All'Autore poniamo alcuni interrogativi:

1. visto che la prima legge che garantisce agli anziani cronici non autosufficienti il diritto alle cure sanitarie, comprese quelle ospedaliere, ri­sale a quasi quarant'anni fa (legge 4 agosto 1955 n. 692), e tenuto conto che gli operatori sanitari e le assistenti sociali ospedaliere affer­mano - dicendo coscientemente il falso - che le cure spettano solo ai pazienti acuti, come pensa si possa risolvere il problema che non dipende né dalla poca chiarezza delle leggi, né dalla mancanza di informazione sull'argomento?

2. analoghe considerazioni valgono, a nostro avviso, sulla voluta disapplicazione della legge 4 agosto 1968 n. 482 sul collocamento obbligato­rio e sull'espulsione dalla frequenza della scuo­la dell'obbligo di handicappati.
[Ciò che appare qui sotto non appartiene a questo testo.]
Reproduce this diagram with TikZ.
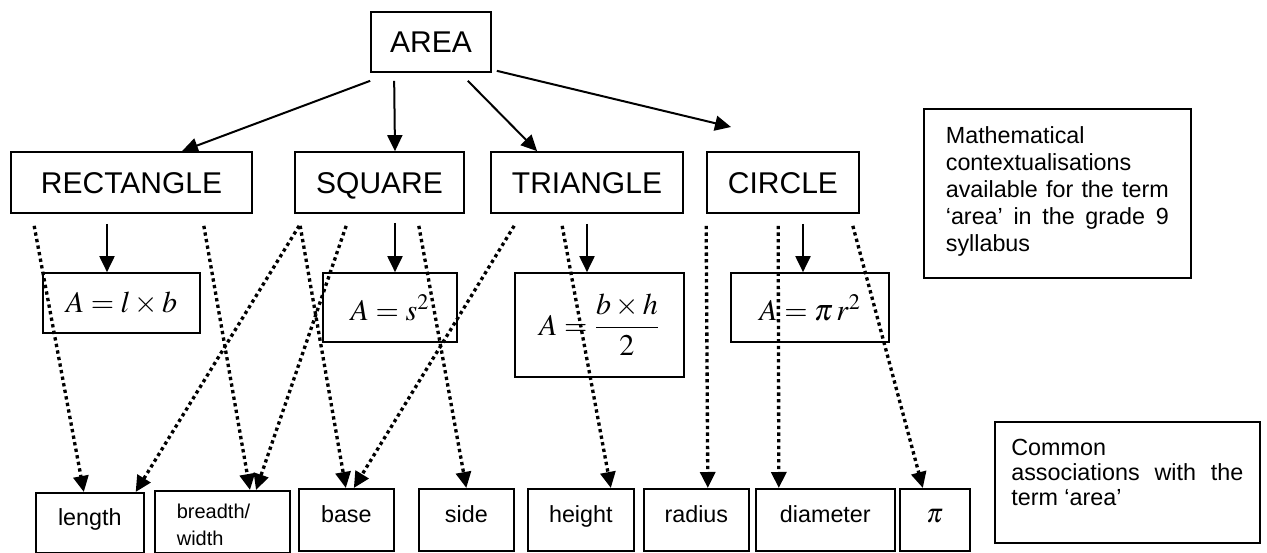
\documentclass[tikz,border=0pt]{standalone}
\usepackage{mathptmx}
\usepackage[no-math]{fontspec}
\setmainfont{Liberation Sans}
\usetikzlibrary{arrows.meta,positioning}

\begin{document}
\begin{tikzpicture}[
    x=0.6pt, y=-0.6pt,
    plainbox/.style={rectangle, draw, line width=1pt, inner sep=0pt},
    topbox/.style={plainbox, minimum height=36.6pt, text height=13pt, text depth=0pt, font=\fontsize{18}{21.6}\selectfont},
    formbox/.style={plainbox, font=\fontsize{18}{21.6}\selectfont},
    wordbox/.style={plainbox, anchor=north west, text height=20.4pt, text depth=16.8pt, font=\fontsize{14}{16.8}\selectfont},
    notebox/.style={plainbox, anchor=north west, align=justify, font=\fontsize{14}{16.2}\selectfont},
    arr/.style={-{Triangle[length=9.6pt, width=9pt]}, line width=1.2pt},
    dotarr/.style={-{Triangle[length=9.6pt, width=9pt]}, line width=2pt, dash pattern=on 2pt off 2pt}
]
    \useasboundingbox (0,0) rectangle (1267,553);

    % shapes
    \node [topbox, minimum width=72pt, minimum height=36pt] (area) at (431,42) {AREA};
    \node [topbox, minimum width=144.6pt] (rect) at (131.5,182.5) {RECTANGLE};
    \node [topbox, minimum width=101.4pt] (square) at (379.5,182.5) {SQUARE};
    \node [topbox, minimum width=115.2pt] (tri) at (587,182.5) {TRIANGLE};
    \node [topbox, minimum width=91.2pt] (circ) at (783,182.5) {CIRCLE};
    \coordinate (circtip) at (731,127);

    % formulas
    \node [formbox, minimum width=94.2pt, minimum height=36pt] (rectf) at (121.5,303) {$A=l\times b$};
    \node [formbox, minimum width=80.4pt, minimum height=41.4pt] (squaref) at (390,307.5) {$A=s^2$};
    \node [formbox, minimum width=101.4pt, minimum height=62.4pt] (trif) at (599.5,325) {$\displaystyle A=\frac{b\times h}{2}$};
    \node [formbox, minimum width=94.8pt, minimum height=41.4pt] (circf) at (810,307.5) {$A=\pi\,r^2$};

    % associated words
    \node [wordbox, minimum width=64.8pt, text height=19.8pt, text depth=16.2pt] (wlen) at (35,492) {length};
    \node [wordbox, text width=54.6pt, inner xsep=13.2pt, align=left, text height=16.8pt, text depth=20.4pt,
           font=\fontsize{12}{16.2}\selectfont] (wbreadth) at (154,490) {breadth/\\width};
    \node [wordbox, minimum width=57pt] (wbase) at (298,488) {base};
    \node [wordbox, minimum width=57pt] (wside) at (418,488) {side};
    \node [wordbox, minimum width=63.6pt] (wheight) at (527,488) {height};
    \node [wordbox, minimum width=63pt] (wradius) at (643,488) {radius};
    \node [wordbox, minimum width=83.4pt] (wdiam) at (755,488) {diameter};
    \node [wordbox, minimum width=42pt, font=\fontsize{16}{16.8}\selectfont] (wpi) at (899,488) {$\pi$};

    % side notes
    \node [notebox, text width=133.8pt, inner xsep=13.2pt, text height=21pt, text depth=80.4pt] (mathnote) at (923,108)
        {Mathematical\linebreak contextualisations\linebreak available for the term\linebreak ‘area’ in the grade 9\linebreak syllabus};
    \node [notebox, font=\fontsize{14}{15}\selectfont, text width=139.2pt, inner xsep=8.4pt, minimum width=159pt,
           text height=20.4pt, text depth=52.2pt] (assocnote) at (994,421)
        {Common\linebreak associations with the\linebreak term ‘area’};

    % solid arrows
    \draw [arr] ([shift={(0,8)}]area.south west) -- ([shift={(50.5,0)}]rect.north);
    \draw [arr] ([shift={(24,8)}]area.south west) -- ([shift={(15.5,0)}]square.north);
    \draw [arr] ([shift={(-24,8)}]area.south east) -- ([shift={(47,0)}]tri.north west);
    \draw [arr] ([shift={(5,-2)}]area.south east) -- (circtip);
    \draw [arr] ([shift={(-24.5,10)}]rect.south) -- ([shift={(-14.5,0)}]rectf.north);
    \draw [arr] ([shift={(15.5,9)}]square.south) -- ([shift={(5,0)}]squaref.north);
    \draw [arr] ([shift={(0,10)}]tri.south) -- ([shift={(-12.5,0)}]trif.north);
    \draw [arr] ([shift={(20,10)}]circ.south) -- ([shift={(-7,0)}]circf.north);

    % dotted arrows
    \draw [dotarr] ([shift={(24,12)}]rect.south west) -- ([shift={(-6,0)}]wlen.north);
    \draw [dotarr] ([shift={(-49,12)}]rect.south east) -- ([shift={(96,0)}]wbreadth.north west);
    \draw [dotarr] ([shift={(5,12)}]square.south west) -- ([shift={(-9,0)}]wlen.north east);
    \draw [dotarr] ([shift={(6,12)}]square.south west) -- ([shift={(-0.5,0)}]wbase.north);
    \draw [dotarr] ([shift={(52,12)}]square.south west) -- ([shift={(102,0)}]wbreadth.north west);
    \draw [dotarr] ([shift={(-46,12)}]square.south east) -- (wside.north);
    \draw [dotarr] ([shift={(24,12)}]tri.south west) -- ([shift={(7.5,0)}]wbase.north);
    \draw [dotarr] ([shift={(72,12)}]tri.south west) -- ([shift={(30,0)}]wheight.north);
    \draw [dotarr] ([shift={(0,12)}]circ.south west) -- ([shift={(11.5,0)}]wradius.north);
    \draw [dotarr] ([shift={(72,12)}]circ.south west) -- ([shift={(-46.5,0)}]wdiam.north);
    \draw [dotarr] ([shift={(-7,12)}]circ.south east) -- ([shift={(-12,0)}]wpi.north);
\end{tikzpicture}
\end{document}
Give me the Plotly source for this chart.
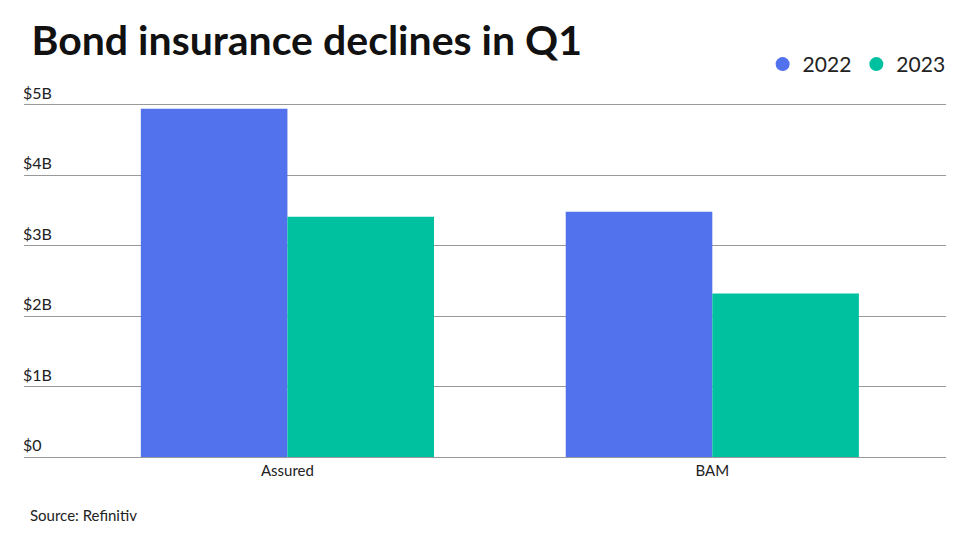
import plotly.graph_objects as go

categories = ["Assured", "BAM"]
v2022 = [4.94, 3.48]
v2023 = [3.41, 2.32]
tickvals = [0, 1, 2, 3, 4, 5]
ticktext = ["$0", "$1B", "$2B", "$3B", "$4B", "$5B"]
c22, c23 = "#5271ec", "#00c19f"

fig = go.Figure()
fig.add_bar(x=categories, y=v2022, name="2022", marker_color=c22, marker_line_width=0, showlegend=False)
fig.add_bar(x=categories, y=v2023, name="2023", marker_color=c23, marker_line_width=0, showlegend=False)
for nm, c in (("2022", c22), ("2023", c23)):
    fig.add_scatter(x=[None], y=[None], mode="markers", name=nm,
                    marker=dict(symbol="circle", size=14, color=c))

annotations = [dict(text=t, x=0, xref="paper", xanchor="left", xshift=-3,
                    y=v, yref="y", yanchor="bottom", yshift=1, showarrow=False,
                    font=dict(size=16, color="#222"))
               for v, t in zip(tickvals, ticktext)]
annotations.append(dict(text="Source: Refinitiv", x=0, xref="paper", xanchor="left", xshift=4,
                        y=-0.16, yref="paper", yanchor="middle", showarrow=False,
                        font=dict(size=15)))

fig.update_layout(
    width=978, height=550,
    font=dict(family="Lato", size=15, color="#222"),
    paper_bgcolor="white", plot_bgcolor="white",
    margin=dict(l=16, r=40, t=86, b=101),
    barmode="group", bargap=0.31, bargroupgap=0,
    title=dict(text="<b>Bond insurance declines in Q1</b>", x=0.024, xanchor="left",
               y=0.94, yanchor="middle", font=dict(size=41, color="#111")),
    legend=dict(orientation="h", x=1.005, xanchor="right", y=1.025, yanchor="bottom",
                font=dict(size=21), itemwidth=30),
    xaxis=dict(range=[-0.62, 1.55], showgrid=False, ticks="", showline=True,
               linecolor="#999", linewidth=1),
    yaxis=dict(range=[0, 5.15], tickvals=tickvals, showticklabels=False,
               gridcolor="#999", gridwidth=1, zeroline=False),
    annotations=annotations,
)
fig.write_html("out.html")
A quest'ultimo ri­guardo ricordiamo la vicenda segnalata sul n. 102, aprile-giugno 1993 di Prospettive assistenziali.

Altri numerosi esempi possono essere fatti. Invece di dedicare tutte le energie alla forma­zione degli operatori (iniziativa che condividia­mo e appoggiamo), non è il caso di incominciare a predisporre anche attività di informazione ri­volte ai cittadini e di preparazione dei volontari che hanno scelto di stare dalla parte dei più de­boli?